┌─ SUPPLIED INFORMATION

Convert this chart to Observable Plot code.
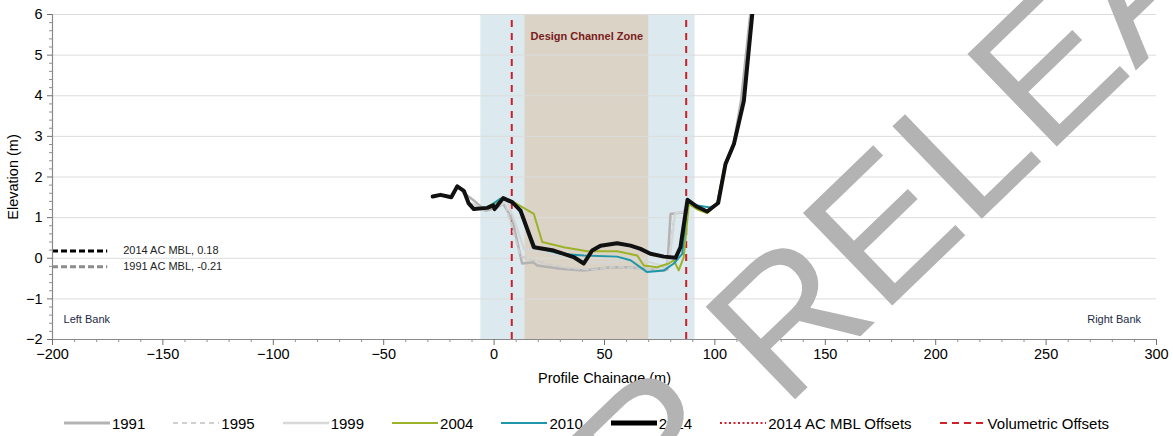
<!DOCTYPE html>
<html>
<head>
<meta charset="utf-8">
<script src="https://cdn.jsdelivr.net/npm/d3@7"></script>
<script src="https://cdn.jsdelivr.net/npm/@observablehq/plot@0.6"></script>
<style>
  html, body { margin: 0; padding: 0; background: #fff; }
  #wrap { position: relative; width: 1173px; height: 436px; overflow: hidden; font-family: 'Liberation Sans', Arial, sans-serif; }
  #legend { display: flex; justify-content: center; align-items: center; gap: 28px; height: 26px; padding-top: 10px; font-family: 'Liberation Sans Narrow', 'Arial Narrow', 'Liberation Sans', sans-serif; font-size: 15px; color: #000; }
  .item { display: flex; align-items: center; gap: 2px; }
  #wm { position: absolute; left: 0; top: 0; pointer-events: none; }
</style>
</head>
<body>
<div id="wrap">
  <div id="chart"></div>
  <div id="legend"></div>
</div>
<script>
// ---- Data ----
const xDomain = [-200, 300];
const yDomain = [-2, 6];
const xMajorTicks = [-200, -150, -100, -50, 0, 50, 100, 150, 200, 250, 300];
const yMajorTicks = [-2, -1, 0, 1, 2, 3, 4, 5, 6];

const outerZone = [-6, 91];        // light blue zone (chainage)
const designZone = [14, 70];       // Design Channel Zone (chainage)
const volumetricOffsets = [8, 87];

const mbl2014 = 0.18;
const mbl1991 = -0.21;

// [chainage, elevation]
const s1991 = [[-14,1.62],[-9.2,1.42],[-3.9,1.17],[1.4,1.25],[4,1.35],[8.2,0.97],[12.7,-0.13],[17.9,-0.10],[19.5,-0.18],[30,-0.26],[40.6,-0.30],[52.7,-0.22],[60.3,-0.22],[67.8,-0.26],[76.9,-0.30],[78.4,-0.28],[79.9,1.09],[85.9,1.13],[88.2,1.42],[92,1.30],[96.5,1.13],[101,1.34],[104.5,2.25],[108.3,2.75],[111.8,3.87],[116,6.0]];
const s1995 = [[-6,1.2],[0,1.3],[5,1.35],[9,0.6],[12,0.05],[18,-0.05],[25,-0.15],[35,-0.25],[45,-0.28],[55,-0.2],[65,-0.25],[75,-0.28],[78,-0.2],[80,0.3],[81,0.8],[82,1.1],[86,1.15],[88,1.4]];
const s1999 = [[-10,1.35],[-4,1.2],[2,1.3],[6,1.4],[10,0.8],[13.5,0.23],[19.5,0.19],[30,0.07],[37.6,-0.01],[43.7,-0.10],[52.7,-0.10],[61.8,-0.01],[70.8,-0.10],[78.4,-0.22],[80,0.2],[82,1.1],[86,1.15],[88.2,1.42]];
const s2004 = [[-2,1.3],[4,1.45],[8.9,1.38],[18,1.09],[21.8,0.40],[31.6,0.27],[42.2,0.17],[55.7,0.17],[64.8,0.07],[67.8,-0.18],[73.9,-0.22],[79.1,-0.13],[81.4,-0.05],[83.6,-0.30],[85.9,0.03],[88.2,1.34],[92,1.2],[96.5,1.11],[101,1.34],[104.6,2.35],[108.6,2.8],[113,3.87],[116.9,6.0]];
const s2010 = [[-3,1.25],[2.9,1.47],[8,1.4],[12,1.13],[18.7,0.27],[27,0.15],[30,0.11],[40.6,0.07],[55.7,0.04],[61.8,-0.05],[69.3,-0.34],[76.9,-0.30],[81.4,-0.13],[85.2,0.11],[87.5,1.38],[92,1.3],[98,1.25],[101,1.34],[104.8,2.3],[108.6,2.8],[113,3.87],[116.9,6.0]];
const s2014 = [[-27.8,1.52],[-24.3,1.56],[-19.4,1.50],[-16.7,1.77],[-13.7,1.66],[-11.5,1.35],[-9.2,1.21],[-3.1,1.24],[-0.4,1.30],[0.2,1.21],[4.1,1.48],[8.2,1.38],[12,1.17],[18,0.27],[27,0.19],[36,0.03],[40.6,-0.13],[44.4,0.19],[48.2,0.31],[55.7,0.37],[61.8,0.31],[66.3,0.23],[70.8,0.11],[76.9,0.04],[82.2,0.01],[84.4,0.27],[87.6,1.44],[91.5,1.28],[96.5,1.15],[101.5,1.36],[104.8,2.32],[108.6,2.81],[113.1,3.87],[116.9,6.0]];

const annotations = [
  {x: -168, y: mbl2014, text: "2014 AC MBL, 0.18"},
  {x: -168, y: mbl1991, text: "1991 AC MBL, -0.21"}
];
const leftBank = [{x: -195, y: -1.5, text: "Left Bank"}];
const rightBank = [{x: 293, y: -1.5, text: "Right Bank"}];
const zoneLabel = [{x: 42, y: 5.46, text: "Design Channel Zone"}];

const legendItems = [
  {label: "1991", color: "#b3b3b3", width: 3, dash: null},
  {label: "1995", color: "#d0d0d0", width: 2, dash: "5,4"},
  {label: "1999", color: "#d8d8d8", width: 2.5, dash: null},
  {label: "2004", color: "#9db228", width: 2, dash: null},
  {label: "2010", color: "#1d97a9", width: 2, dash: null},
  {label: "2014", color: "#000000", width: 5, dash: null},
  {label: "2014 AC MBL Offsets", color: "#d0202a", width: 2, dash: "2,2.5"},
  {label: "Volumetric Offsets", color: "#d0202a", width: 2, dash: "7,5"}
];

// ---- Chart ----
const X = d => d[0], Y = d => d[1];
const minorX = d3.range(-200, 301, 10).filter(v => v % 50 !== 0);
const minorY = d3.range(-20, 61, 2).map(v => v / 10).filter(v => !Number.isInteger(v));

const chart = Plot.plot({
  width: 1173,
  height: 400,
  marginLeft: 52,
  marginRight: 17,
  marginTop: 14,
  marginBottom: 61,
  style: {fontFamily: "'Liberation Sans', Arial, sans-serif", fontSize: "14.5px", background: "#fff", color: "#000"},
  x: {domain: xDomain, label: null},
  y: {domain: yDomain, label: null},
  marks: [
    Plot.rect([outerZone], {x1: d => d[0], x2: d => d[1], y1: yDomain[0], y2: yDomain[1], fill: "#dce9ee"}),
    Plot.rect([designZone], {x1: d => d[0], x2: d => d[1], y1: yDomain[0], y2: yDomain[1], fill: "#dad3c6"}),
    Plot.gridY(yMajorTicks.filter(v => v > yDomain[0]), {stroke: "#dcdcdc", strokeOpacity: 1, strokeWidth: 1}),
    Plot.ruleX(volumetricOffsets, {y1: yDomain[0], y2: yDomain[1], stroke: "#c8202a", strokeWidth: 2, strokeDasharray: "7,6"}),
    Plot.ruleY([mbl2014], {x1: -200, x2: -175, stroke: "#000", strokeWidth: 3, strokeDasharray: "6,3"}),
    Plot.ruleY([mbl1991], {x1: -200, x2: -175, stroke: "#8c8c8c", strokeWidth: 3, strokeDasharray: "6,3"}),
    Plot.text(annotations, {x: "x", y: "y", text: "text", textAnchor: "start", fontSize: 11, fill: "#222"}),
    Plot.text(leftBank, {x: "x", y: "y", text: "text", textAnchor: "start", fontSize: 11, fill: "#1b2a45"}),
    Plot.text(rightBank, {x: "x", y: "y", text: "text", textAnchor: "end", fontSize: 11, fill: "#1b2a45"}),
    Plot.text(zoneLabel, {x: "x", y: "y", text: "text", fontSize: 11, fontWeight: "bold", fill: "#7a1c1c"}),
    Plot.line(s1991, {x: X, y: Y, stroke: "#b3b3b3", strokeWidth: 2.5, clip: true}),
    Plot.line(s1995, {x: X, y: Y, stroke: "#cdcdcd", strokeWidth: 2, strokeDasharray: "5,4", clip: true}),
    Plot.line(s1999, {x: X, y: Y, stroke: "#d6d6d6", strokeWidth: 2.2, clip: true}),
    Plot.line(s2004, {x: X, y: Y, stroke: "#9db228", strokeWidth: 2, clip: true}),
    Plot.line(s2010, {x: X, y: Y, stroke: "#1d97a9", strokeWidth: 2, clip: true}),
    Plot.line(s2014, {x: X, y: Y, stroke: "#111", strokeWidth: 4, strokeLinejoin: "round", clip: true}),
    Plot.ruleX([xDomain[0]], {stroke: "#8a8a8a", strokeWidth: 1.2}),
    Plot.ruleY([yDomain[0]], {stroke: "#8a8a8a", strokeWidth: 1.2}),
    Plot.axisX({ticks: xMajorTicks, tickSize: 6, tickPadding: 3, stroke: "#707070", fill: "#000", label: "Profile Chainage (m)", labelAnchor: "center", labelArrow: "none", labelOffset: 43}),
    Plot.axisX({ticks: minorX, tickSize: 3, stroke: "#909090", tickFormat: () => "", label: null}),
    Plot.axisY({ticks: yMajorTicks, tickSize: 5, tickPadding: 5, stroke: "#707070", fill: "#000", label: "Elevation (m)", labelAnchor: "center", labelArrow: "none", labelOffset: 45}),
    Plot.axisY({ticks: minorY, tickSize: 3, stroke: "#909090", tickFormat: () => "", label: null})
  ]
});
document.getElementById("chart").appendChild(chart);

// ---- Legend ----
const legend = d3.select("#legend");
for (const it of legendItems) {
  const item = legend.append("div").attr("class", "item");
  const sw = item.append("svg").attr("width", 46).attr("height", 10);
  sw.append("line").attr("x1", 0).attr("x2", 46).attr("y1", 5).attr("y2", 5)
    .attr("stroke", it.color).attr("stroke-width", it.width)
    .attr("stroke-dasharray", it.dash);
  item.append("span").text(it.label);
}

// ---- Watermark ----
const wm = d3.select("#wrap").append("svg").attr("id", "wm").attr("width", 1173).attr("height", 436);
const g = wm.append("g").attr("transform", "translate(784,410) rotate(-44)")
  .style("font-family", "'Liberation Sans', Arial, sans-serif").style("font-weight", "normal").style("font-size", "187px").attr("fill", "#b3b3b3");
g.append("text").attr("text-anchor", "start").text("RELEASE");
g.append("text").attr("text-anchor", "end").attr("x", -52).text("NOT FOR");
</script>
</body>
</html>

└─

▶ **INSTRUCTIONS TO FOLLOW**
Exactly as written, please give again the lines from the beginning of the listing through the line containing "const mbl1991 = -0.21;", inclusive, without any pictures.

▶ **EXERCISE ANSWER**
Convert this chart to Observable Plot code.
<!DOCTYPE html>
<html>
<head>
<meta charset="utf-8">
<script src="https://cdn.jsdelivr.net/npm/d3@7"></script>
<script src="https://cdn.jsdelivr.net/npm/@observablehq/plot@0.6"></script>
<style>
  html, body { margin: 0; padding: 0; background: #fff; }
  #wrap { position: relative; width: 1173px; height: 436px; overflow: hidden; font-family: 'Liberation Sans', Arial, sans-serif; }
  #legend { display: flex; justify-content: center; align-items: center; gap: 28px; height: 26px; padding-top: 10px; font-family: 'Liberation Sans Narrow', 'Arial Narrow', 'Liberation Sans', sans-serif; font-size: 15px; color: #000; }
  .item { display: flex; align-items: center; gap: 2px; }
  #wm { position: absolute; left: 0; top: 0; pointer-events: none; }
</style>
</head>
<body>
<div id="wrap">
  <div id="chart"></div>
  <div id="legend"></div>
</div>
<script>
// ---- Data ----
const xDomain = [-200, 300];
const yDomain = [-2, 6];
const xMajorTicks = [-200, -150, -100, -50, 0, 50, 100, 150, 200, 250, 300];
const yMajorTicks = [-2, -1, 0, 1, 2, 3, 4, 5, 6];

const outerZone = [-6, 91];        // light blue zone (chainage)
const designZone = [14, 70];       // Design Channel Zone (chainage)
const volumetricOffsets = [8, 87];

const mbl2014 = 0.18;
const mbl1991 = -0.21;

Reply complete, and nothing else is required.